Creative Agency Of The Year: Giant Spoon

Giant Spoon was invited to visit with STX Entertainment when the fledgling studio was looking for a traditional media planning and buying agency. What it got was something much, much more, and the client wasted no time putting the boutique’s extraordinary inventiveness to work. 

Jack Pan, STX president of marketing, motion picture group, was listening to Giant Spoon present ideas on an upcoming film when he realized they were actually the perfect partners to activate an audacious marketing idea in support of another project: STX’s first motion picture, "The Gift."

The movie is an unsettling tale of an old high school acquaintance reconnecting with a man decades later. The ominous hits overdrive when the acquaintance sends gifts to the man and his wife that seem to indicate an intimate knowledge of their lives.

Playing on the thriller’s stalker theme, the resultant Spoon effort to drive awareness for the trailer launch involved sending more than 40 influencers (editors, iHeart Radio DJs and social stars) “gifts” from the film’s antagonist, based on highly personal details uncovered by delving deep into the influencers’ pasts on Facebook, Twitter and Instagram.

Pan turned to Giant Spoon — he likens them to an ideation “SWAT team” — because “they understand what makes movie marketing tick, the emotional levers we have to pull to truly sell consumers.”

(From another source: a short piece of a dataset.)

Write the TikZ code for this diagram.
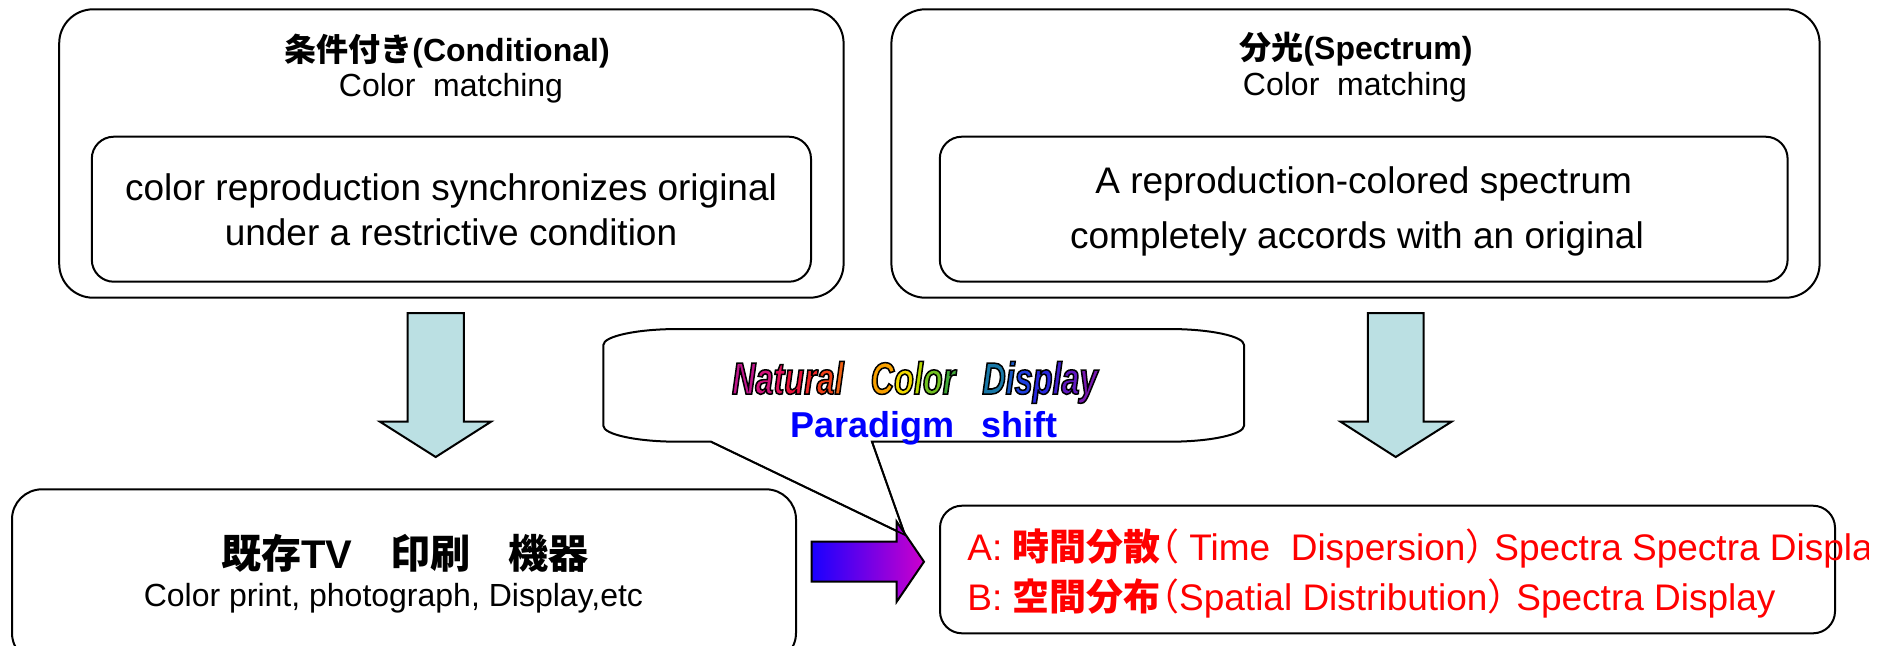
\documentclass[tikz,border=0pt]{standalone}
\usepackage{fontspec}
\setmainfont{Liberation Sans}
\newfontfamily\cjk{Noto Sans CJK JP}
% half-width forms for the brackets of the spectra lines
\newfontfamily\cjkhalf[RawFeature=+halt]{Noto Sans CJK JP}
\newfontfamily\artfont[FakeStretch=0.72]{Liberation Sans}

\definecolor{arrowfill}{HTML}{BBE0E3}
\definecolor{spectred}{HTML}{FF0000}
\definecolor{shiftblue}{HTML}{0000FF}
\definecolor{gradblue}{HTML}{1A00FF}
\definecolor{gradmag}{HTML}{CC00CC}

% outlined lettering: fill with the letter colour, stroke in black
\newcommand\artletter[2]{\textcolor[HTML]{#1}{\special{pdf:literal direct 0 0 0 RG}#2}}
\newcommand\outlineon{\special{pdf:literal direct 2 Tr 0.75 w}}
\newcommand\outlineoff{\special{pdf:literal direct 0 Tr}}

\begin{document}
\begin{tikzpicture}[x=0.5pt,y=-0.5pt,
  roundbox/.style={draw=black, line width=1pt, rounded corners=#1,
                   inner sep=0pt, outer sep=0pt},
  txt/.style={inner sep=0pt, anchor=base},
  title/.style={txt, font=\fontsize{16}{19}\selectfont\bfseries},
  sub/.style={txt, font=\fontsize{16}{19}\selectfont},
  body/.style={txt, font=\fontsize{18.5}{22}\selectfont},
  redline/.style={txt, anchor=base west, text=spectred,
                  font=\fontsize{18.5}{22}\selectfont},
  downarrow/.style={draw=black, line width=1pt, fill=arrowfill, line join=miter},
]
\useasboundingbox (0,0) rectangle (1894,645);

% --- upper frames ---
\node[roundbox=17pt, minimum width=392.2pt, minimum height=144.2pt] (condbox)   at (451.4,153.5) {};
\node[roundbox=11pt, minimum width=359.6pt, minimum height=72.5pt]  (condinner) at (451.4,209.2) {};
\node[roundbox=17pt, minimum width=464.1pt, minimum height=144.2pt] (specbox)   at (1355.5,153.5) {};
\node[roundbox=11pt, minimum width=423.9pt, minimum height=72.5pt]  (specinner) at (1363.7,209.2) {};

\node[title] (condtitle) at (447,61.7)  {{\cjk 条件付き}(Conditional)};
\node[sub]   (condsub)   at (451,96.7)  {Color\ \ matching};
\node[body]  (condl1)    at (451,200)   {color reproduction synchronizes original};
\node[body]  (condl2)    at (451,245)   {under a restrictive condition};

\node[title] (spectitle) at (1356,59)    {{\cjk 分光}(Spectrum)};
\node[sub]   (specsub)   at (1355,95.7)  {Color\ \ matching};
\node[body]  (specl1)    at (1363.7,193) {A reproduction-colored spectrum};
\node[body]  (specl2)    at (1357,248)   {completely accords with an original};

% --- down arrows ---
\draw[downarrow] (407.6,313) -- (463.8,313) -- (463.8,421.7) -- (491,421.7)
  -- (435.7,457) -- (380,421.7) -- (407.6,421.7) -- cycle;
\draw[downarrow] (1367.8,313) -- (1423.6,313) -- (1423.6,421.7) -- (1451.5,421.7)
  -- (1395.7,457) -- (1340.6,421.7) -- (1367.8,421.7) -- cycle;

% --- lower frames ---
\node[roundbox=15pt, minimum width=392pt,   minimum height=86.85pt] (legacybox) at (404,576.15) {};
\node[roundbox=11pt, minimum width=447.5pt, minimum height=63.8pt]  (newbox)    at (1387.5,569.5) {};

\node[txt, font=\fontsize{20}{24}\selectfont\bfseries] (legacytitle) at (404.6,568)
  {{\cjk 既存}TV\hspace{19pt}{\cjk 印刷}\hspace{19pt}{\cjk 機器}};
\node[sub] (legacysub) at (393.4,606.7) {Color print, photograph, Display,etc};

\begin{scope}
  \clip (940,500) rectangle (1868,640);
  \node[redline] (linea) at (967,560)
    {A: {\cjk\bfseries 時間分散}{\cjkhalf （} Time\ \ Dispersion{\cjkhalf ）} Spectra Spectra Display};
\end{scope}
\node[redline] (lineb) at (967,610)
  {B: {\cjk\bfseries 空間分布}{\cjkhalf （}Spatial Distribution{\cjkhalf ）} Spectra Display};

% --- speech bubble ---
\coordinate (bubbletip) at (905,535);
\coordinate (tailL) at (711,441.7);
\coordinate (tailR) at (872,441.7);
\draw[line width=1pt, fill=white]
  (603.3,345) .. controls (603.3,336.2) and (636.9,329) .. (678.3,329)
  -- (1169,329) .. controls (1210.4,329) and (1244,336.2) .. (1244,345)
  -- (1244,425.7) .. controls (1244,434.5) and (1210.4,441.7) .. (1169,441.7)
  -- (tailR) -- (bubbletip) -- (tailL) -- (678.3,441.7)
  .. controls (636.9,441.7) and (603.3,434.5) .. (603.3,425.7) -- cycle;

% --- gradient arrow between the lower frames ---
\draw[line width=1pt, line join=miter, left color=gradblue, right color=gradmag]
  (811.7,541.7) -- (896.7,541.7) -- (896.7,521.7) -- (924,561.7)
  -- (896.7,601.7) -- (896.7,581.7) -- (811.7,581.7) -- cycle;

% bubble tail edges stay visible over the arrow
\draw[line width=0.8pt] (tailL) -- (bubbletip) -- (tailR);

\node[txt, font=\artfont\fontsize{22.5}{26}\selectfont\bfseries\itshape] (ncd) at (914.8,394)
  {\outlineon
   \artletter{C0168C}{N}\artletter{D0127A}{a}\artletter{E0105A}{t}\artletter{E8103A}{u}%
   \artletter{F02828}{r}\artletter{F04018}{a}\artletter{F06010}{l}\hspace{13.5pt}%
   \artletter{F8A000}{C}\artletter{F0D800}{o}\artletter{B8D800}{l}\artletter{70C020}{o}%
   \artletter{40A838}{r}\hspace{13.5pt}%
   \artletter{1878A8}{D}\artletter{1858C8}{i}\artletter{2040E0}{s}\artletter{2828E0}{p}%
   \artletter{4020D0}{l}\artletter{6018C0}{a}\artletter{7818B0}{y}%
   \outlineoff};
\node[txt, font=\fontsize{18}{22}\selectfont\bfseries, text=shiftblue] (pshift) at (924.4,437.3)
  {Paradigm\hspace{0.75em}shift};
\end{tikzpicture}
\end{document}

Giant Spoon gets that kind of client compliment a lot. The ideation agency launched in 2013 by four OMD iconoclasts — Alan Cohen, John Haber, Trevor Guthrie and Marc Simons — captures the zeitgeist so perfectly that it seems to routinely come up with insanely cool but grounded and extremely effective campaigns on every conceivable kind of platform. So consistently does it excel, in fact, that Giant Spoon is Mediapost’s Creative Media Agency of the Year — for the second year in a row.

“Brands need to be producing content,” says Simons with the low-key confidence that characterizes the shop. “We understand how to market content. It comes down to our focus on cultural integration. That’s the differentiator.”

In 2015, that confident creativity was displayed in such Spoon-fed brilliance as “The Message,” a fictional podcast that ran that ran on iTunes for client (with OMD) GE that revolves around the science and mystery of encryption;  a virtual reality video on how nature influences design produced by The New York Times’ T Brand Studio that ran on the Times VR app; and other unconventional efforts for Hewlett Packard, NBC, Lego, Cole Haan and Condé Nast, among others. 

“They think differently,” says Andy Goldberg, GE chief creative officer, of his experience with the Spoons. “We’re always looking for what is the next thing, what’s coming. They have that mentality, too. It’s not just ‘we’ll fill out the media plan box.’ They have this endless curiosity to break new ground.”

As for the Spoons themselves? They’ll just keep on doing what they do. 

“We’ll celebrate success and we want to make great stories,” concludes Guthrie, “But every day, it’s ‘what are we going to build next?’ You’re only as good as your next idea.”

Oh, and that other film Giant Spoon was presenting ideas for to STX? They’re going to get to work on that too, Pan says.